Current forecasts predict the crypto to surge by more than 100% by end-2025, after doubling its value in 2023 and 2024.

The cryptocurrency took only around 15 years to reach the $100,000 milestone. Now ,any experts believe that the OG cryptocurrency will touch the $200,000 mark by the end of the year.

Is that $200k target attainable or unrealistic optimism? More importantly, how can retail traders take advantage of the emerging opportunities in the volatile crypto market?

What's fuelling the crypto optimism?

Technological advances, regulatory support and multiplying use cases are paving the way for cryptocurrencies to penetrate mainstream finance. The renewed optimism in the cryptocurrency industry is backed by several factors:

“Crypto is now firmly on the radar of corporations, banks and institutions, weaving itself into the very fabric of our financial systems.”

~ Gautam Chhugani, Analyst at Bernstein

Blockchain technology is evolving

The ongoing development and refinement of the underlying blockchain technology is a key driver of the positive sentiment towards crypto.

Bitcoin, the pioneer of the crypto space, is undergoing significant upgrades. The most significant of them is the improvements in the Lightning Network (LN).

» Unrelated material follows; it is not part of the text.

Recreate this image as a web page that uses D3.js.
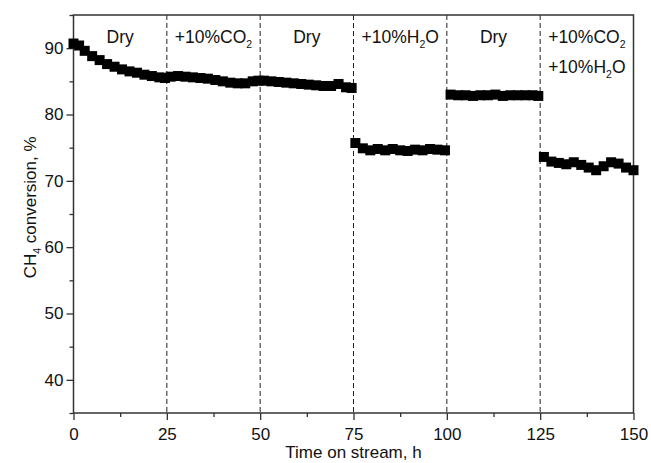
<!DOCTYPE html>
<html>
<head>
<meta charset="utf-8">
<script src="https://cdn.jsdelivr.net/npm/d3@7"></script>
<style>
  body { margin: 0; background: #fff; }
  text { font-family: "Liberation Sans", Arial, sans-serif; fill: #111; }
</style>
</head>
<body>
<svg id="chart" width="651" height="463"></svg>
<script>
// data (time in h, CH4 conversion in %)
var seg1T = [0, 1.5, 3, 5, 7, 9, 11, 13, 15, 17, 19, 21, 23, 24.5];
var seg1V = [90.7, 90.4, 89.6, 88.8, 88.2, 87.6, 87.2, 86.8, 86.5, 86.3, 86.0, 85.8, 85.6, 85.5];
var seg2T = [26, 28, 30, 32, 34, 36, 38, 40, 42, 44, 46, 48, 49.5];
var seg2V = [85.7, 85.8, 85.7, 85.6, 85.5, 85.4, 85.2, 85.0, 84.8, 84.7, 84.7, 85.0, 85.1];
var seg3T = [51, 53, 55, 57, 59, 61, 63, 65, 67, 69, 71, 73, 74.5];
var seg3V = [85.1, 85.0, 84.9, 84.8, 84.7, 84.6, 84.5, 84.4, 84.3, 84.3, 84.6, 84.1, 84.0];
var seg4T = [75.5, 77.5, 79.5, 81.5, 83.5, 85.5, 87.5, 89.5, 91.5, 93.5, 95.5, 97.5, 99.5];
var seg4V = [75.7, 74.9, 74.6, 74.8, 74.6, 74.8, 74.6, 74.5, 74.7, 74.6, 74.8, 74.7, 74.6];
var seg5T = [101, 103, 105, 107, 109, 111, 113, 115, 117, 119, 121, 123, 124.5];
var seg5V = [83.0, 82.9, 82.9, 82.8, 82.9, 82.9, 83.0, 82.8, 82.9, 82.9, 82.9, 82.9, 82.8];
var seg6T = [126, 128, 130, 132, 134, 136, 138, 140, 142, 144, 146, 148, 150];
var seg6V = [73.6, 72.9, 72.7, 72.5, 72.8, 72.4, 72.0, 71.6, 72.2, 72.8, 72.6, 72.0, 71.6];

var xTicks = [0, 25, 50, 75, 100, 125, 150];
var yTicks = [40, 50, 60, 70, 80, 90];
var dividers = [25, 50, 75, 100, 125];
var labelPos = [12.5, 37.5, 62.5, 87.5, 112.5, 137.5];
var labelMain = ["Dry", "+10%CO", "Dry", "+10%H", "Dry", "+10%CO"];
var labelSub = ["", "2", "", "2", "", "2"];
var labelTail = ["", "", "", "O", "", ""];

var svg = d3.select("#chart");
var M = { top: 15, right: 17.5, bottom: 50, left: 73.5 };
var W = 651, H = 463;

var x = d3.scaleLinear().domain([0, 150]).range([M.left, W - M.right]);
var y = d3.scaleLinear().domain([35, 95]).range([H - M.bottom, M.top]);

var pts = [];
[[seg1T, seg1V], [seg2T, seg2V], [seg3T, seg3V], [seg4T, seg4V], [seg5T, seg5V], [seg6T, seg6V]]
  .forEach(function(s) {
    s[0].forEach(function(t, i) { pts.push({ t: t, v: s[1][i] }); });
  });

// dashed dividers
svg.selectAll("line.div")
  .data(dividers)
  .enter()
  .append("line")
  .attr("class", "div")
  .attr("x1", function(d) { return x(d); })
  .attr("x2", function(d) { return x(d); })
  .attr("y1", y(95))
  .attr("y2", y(35))
  .attr("stroke", "#222")
  .attr("stroke-width", 1)
  .attr("stroke-dasharray", "5,3");

// frame
svg.append("rect")
  .attr("x", x(0)).attr("y", y(95))
  .attr("width", x(150) - x(0)).attr("height", y(35) - y(95))
  .attr("fill", "none").attr("stroke", "#333").attr("stroke-width", 1.5);

// axes
var xAxis = d3.axisBottom(x).tickValues(xTicks).tickSize(7).tickPadding(8).tickFormat(d3.format("d"));
var xMinor = d3.axisBottom(x).tickValues([12.5, 37.5, 62.5, 87.5, 112.5, 137.5]).tickSize(4).tickFormat("");
var yAxis = d3.axisLeft(y).tickValues(yTicks).tickSize(7).tickPadding(3);
var yMinor = d3.axisLeft(y).tickValues([35, 45, 55, 65, 75, 85, 95]).tickSize(4).tickFormat("");

function styleAxis(g) {
  g.select(".domain").remove();
  g.selectAll("line").attr("stroke", "#333").attr("stroke-width", 1.3);
  g.selectAll("text").style("font-size", "17px").attr("fill", "#111");
}

svg.append("g").attr("transform", "translate(0," + y(35) + ")").call(xAxis).call(styleAxis);
svg.append("g").attr("transform", "translate(0," + y(35) + ")").call(xMinor).call(styleAxis);
svg.append("g").attr("transform", "translate(" + x(0) + ",0)").call(yAxis).call(styleAxis);
svg.append("g").attr("transform", "translate(" + x(0) + ",0)").call(yMinor).call(styleAxis);

// data markers
var sz = 10;
svg.selectAll("rect.pt")
  .data(pts)
  .enter()
  .append("rect")
  .attr("class", "pt")
  .attr("x", function(d) { return x(d.t) - sz / 2; })
  .attr("y", function(d) { return y(d.v) - sz / 2; })
  .attr("width", sz)
  .attr("height", sz)
  .attr("fill", "#000");

// condition labels
labelPos.forEach(function(p, i) {
  var t = svg.append("text")
    .attr("x", x(p))
    .attr("y", 43)
    .attr("text-anchor", "middle")
    .style("font-size", "17.5px");
  t.append("tspan").text(labelMain[i]);
  if (labelSub[i]) t.append("tspan").attr("dy", 5).style("font-size", "10.5px").text(labelSub[i]);
  if (labelTail[i]) t.append("tspan").attr("dy", -5).text(labelTail[i]);
});
var t2 = svg.append("text")
  .attr("x", x(137.5))
  .attr("y", 73)
  .attr("text-anchor", "middle")
  .style("font-size", "17.5px");
t2.append("tspan").text("+10%H");
t2.append("tspan").attr("dy", 5).style("font-size", "10.5px").text("2");
t2.append("tspan").attr("dy", -5).text("O");

// axis titles
svg.append("text")
  .attr("x", (x(0) + x(150)) / 2)
  .attr("y", 458)
  .attr("text-anchor", "middle")
  .style("font-size", "17px")
  .text("Time on stream, h");

var yt = svg.append("text")
  .attr("transform", "translate(36," + y(66) + ") rotate(-90)")
  .attr("text-anchor", "middle")
  .style("font-size", "17px");
yt.append("tspan").text("CH");
yt.append("tspan").attr("dy", 5).style("font-size", "10.5px").text("4");
yt.append("tspan").attr("dy", -5).text(" conversion, %");
</script>
</body>
</html>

LN is a layer-2 solution, aiming to deliver fiat-like transaction experiences. LN facilitates instant transactions and enables cross-chain atomic swaps. This eliminates the need for crypto exchanges. The only catch is that the involved blockchains need to support the same cryptographic hash function.

LN also lowered transaction costs to one Satoshi (1 SAT), i.e. 0.00000001 BTC. This solves the long-standing scalability problem for the first and most trusted cryptocurrency.

Several other innovations are in the pipeline for the Lightning Network. These include support for microtransactions and greater privacy and autonomy. This means apps for VPNs, secure texting platforms and LSAT tokens are on the way.

2024 round-up: A remarkable year for Cryptocurrency

Political support and the Trump factor

The political climate can significantly influence the trajectory of the cryptocurrency market.

In 2025, the stance of the US President Donald Trump could be a major influencer. The second-time President signed the executive order supporting the cryptocurrency industry within the first few days of taking office.

The order established a working group to assess the existing regulations around cryptocurrencies. These will guide the administration in creating technology-neutral regulations.

The working group is also tasked to give valuable insights regarding building the US digital asset stockpile.

Trump had also promised to protect the rights of individuals who choose to keep custody of their digital assets, rather than using a custodian, such as an exchange. He may ensure that the US government will keep (and not auction) “100% of the digital assets” it seizes in the future.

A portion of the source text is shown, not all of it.